### Request
Search the material for the string "with" and copy each line where it occurs.

### Data for processing
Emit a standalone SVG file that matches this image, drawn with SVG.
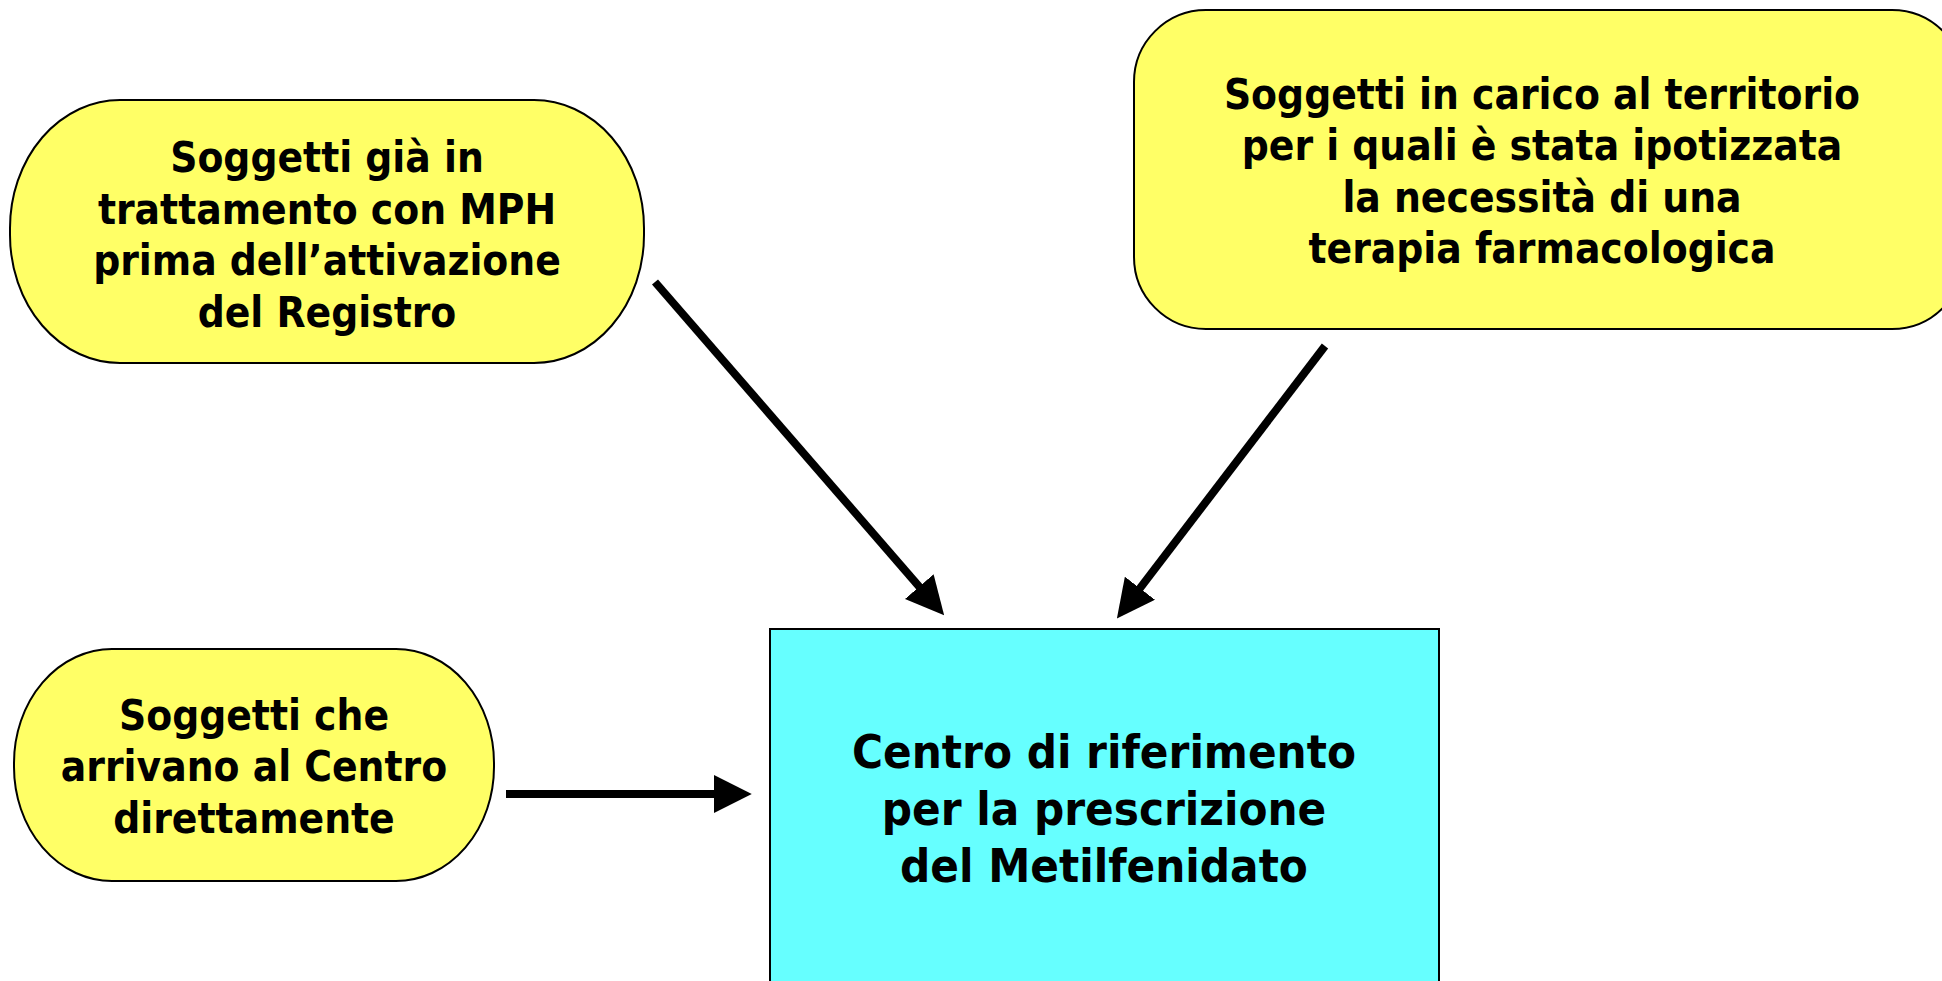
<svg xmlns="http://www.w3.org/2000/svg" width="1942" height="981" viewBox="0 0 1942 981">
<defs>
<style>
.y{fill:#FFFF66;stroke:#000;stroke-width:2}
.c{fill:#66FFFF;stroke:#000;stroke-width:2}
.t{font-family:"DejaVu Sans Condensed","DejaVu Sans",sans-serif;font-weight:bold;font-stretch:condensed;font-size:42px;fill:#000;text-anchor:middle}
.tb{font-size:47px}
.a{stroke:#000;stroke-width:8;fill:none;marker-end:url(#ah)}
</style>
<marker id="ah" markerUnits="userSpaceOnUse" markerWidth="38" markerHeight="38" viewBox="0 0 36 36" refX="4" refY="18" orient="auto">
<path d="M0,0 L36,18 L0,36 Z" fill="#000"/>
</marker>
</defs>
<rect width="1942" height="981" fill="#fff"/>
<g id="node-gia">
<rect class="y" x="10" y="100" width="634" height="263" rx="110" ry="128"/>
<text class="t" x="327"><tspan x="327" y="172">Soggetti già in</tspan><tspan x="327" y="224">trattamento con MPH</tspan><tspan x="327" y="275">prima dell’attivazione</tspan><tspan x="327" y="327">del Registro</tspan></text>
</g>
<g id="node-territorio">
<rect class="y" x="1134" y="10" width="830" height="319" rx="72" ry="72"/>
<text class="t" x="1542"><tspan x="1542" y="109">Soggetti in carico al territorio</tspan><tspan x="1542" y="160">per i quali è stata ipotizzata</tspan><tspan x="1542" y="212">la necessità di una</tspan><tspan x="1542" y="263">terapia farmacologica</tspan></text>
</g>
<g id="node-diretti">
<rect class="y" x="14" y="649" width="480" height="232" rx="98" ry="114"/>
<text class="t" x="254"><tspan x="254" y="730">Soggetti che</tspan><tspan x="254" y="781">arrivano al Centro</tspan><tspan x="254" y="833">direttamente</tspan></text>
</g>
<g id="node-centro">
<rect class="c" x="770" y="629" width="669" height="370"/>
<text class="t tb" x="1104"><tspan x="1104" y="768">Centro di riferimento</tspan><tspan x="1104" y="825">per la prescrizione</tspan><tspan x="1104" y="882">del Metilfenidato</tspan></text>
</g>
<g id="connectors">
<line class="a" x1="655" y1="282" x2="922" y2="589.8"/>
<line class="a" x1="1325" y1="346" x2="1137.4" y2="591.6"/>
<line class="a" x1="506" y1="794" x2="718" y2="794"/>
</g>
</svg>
---
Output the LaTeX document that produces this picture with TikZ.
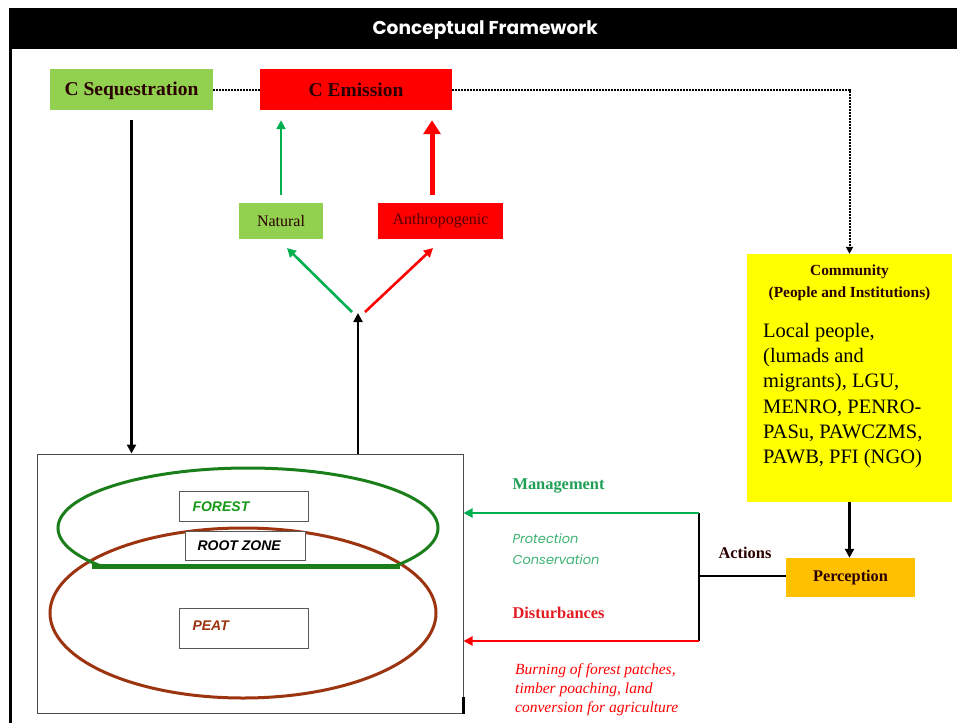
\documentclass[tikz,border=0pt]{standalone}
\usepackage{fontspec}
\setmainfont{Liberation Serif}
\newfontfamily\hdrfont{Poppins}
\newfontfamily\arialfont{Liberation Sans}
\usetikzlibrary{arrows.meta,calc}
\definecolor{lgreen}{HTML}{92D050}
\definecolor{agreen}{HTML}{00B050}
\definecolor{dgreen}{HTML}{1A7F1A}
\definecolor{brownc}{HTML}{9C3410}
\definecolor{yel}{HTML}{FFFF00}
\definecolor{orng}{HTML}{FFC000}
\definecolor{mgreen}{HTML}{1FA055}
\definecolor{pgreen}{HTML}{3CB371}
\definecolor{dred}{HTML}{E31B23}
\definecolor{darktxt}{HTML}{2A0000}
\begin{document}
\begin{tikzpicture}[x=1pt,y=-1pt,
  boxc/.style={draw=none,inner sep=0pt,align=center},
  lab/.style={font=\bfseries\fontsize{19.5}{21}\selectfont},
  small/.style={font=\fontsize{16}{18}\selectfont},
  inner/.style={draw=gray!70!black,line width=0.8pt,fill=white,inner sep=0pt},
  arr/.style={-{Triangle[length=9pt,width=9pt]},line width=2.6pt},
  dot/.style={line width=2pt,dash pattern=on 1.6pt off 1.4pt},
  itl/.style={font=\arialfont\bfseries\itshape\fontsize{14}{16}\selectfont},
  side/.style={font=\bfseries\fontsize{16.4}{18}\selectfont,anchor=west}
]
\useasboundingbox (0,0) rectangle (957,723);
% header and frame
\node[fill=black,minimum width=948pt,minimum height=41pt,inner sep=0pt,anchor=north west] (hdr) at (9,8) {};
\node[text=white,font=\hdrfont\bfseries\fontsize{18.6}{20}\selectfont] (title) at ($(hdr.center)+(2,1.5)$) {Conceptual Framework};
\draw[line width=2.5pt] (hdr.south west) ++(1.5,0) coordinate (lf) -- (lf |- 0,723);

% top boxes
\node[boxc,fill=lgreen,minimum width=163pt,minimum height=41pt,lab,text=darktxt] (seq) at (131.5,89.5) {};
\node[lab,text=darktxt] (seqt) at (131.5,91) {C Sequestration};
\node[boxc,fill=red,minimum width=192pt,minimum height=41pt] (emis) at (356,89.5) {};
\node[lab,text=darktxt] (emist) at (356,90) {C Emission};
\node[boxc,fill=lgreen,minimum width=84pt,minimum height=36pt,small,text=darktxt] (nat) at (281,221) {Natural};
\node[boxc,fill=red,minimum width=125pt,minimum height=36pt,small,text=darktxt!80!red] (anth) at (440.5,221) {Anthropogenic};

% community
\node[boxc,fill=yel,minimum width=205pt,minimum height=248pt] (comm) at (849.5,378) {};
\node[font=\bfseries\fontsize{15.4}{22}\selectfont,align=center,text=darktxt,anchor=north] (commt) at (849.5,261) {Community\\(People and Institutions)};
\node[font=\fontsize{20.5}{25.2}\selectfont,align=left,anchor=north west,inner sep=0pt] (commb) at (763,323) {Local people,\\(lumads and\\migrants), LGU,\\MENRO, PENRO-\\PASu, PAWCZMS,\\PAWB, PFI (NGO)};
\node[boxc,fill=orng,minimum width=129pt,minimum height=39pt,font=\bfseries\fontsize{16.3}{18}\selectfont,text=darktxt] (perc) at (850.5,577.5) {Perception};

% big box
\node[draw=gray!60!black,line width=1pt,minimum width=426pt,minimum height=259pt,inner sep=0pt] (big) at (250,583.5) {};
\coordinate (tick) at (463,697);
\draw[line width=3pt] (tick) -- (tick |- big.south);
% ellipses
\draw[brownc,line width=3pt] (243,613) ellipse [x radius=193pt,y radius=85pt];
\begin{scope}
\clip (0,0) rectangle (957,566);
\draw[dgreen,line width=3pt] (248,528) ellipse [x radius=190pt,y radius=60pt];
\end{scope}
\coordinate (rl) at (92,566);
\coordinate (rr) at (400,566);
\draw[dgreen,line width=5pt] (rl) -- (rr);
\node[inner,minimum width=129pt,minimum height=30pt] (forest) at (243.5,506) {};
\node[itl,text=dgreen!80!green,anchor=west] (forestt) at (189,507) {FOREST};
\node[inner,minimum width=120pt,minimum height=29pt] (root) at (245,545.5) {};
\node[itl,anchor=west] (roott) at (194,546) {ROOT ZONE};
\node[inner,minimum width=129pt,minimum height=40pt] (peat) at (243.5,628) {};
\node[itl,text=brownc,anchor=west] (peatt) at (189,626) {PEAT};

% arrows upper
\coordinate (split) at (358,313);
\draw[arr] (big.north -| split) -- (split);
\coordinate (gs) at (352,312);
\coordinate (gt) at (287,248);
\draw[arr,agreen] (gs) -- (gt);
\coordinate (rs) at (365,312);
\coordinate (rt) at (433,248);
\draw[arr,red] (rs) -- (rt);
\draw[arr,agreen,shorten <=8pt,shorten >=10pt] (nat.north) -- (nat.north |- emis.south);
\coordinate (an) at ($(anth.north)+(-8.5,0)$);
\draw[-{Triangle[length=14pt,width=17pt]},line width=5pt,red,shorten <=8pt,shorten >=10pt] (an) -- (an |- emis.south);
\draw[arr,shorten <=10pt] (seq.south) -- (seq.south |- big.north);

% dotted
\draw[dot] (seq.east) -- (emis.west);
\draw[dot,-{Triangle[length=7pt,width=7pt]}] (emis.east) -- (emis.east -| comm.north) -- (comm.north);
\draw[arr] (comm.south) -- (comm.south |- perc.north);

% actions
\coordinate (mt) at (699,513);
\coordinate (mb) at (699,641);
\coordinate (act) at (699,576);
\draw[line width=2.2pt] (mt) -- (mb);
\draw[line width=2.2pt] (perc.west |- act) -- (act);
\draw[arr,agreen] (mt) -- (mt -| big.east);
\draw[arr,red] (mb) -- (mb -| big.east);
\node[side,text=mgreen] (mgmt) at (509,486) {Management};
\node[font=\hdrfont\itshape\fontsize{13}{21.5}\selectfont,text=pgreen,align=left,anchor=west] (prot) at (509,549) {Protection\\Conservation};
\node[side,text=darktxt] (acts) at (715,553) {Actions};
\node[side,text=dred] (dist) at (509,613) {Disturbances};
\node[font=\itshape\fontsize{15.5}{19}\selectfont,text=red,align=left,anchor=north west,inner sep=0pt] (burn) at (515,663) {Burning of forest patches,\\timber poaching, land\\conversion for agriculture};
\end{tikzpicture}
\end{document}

### Exercise response
Emit a standalone SVG file that matches this image, drawn with SVG.
Output the LaTeX document that produces this picture with TikZ.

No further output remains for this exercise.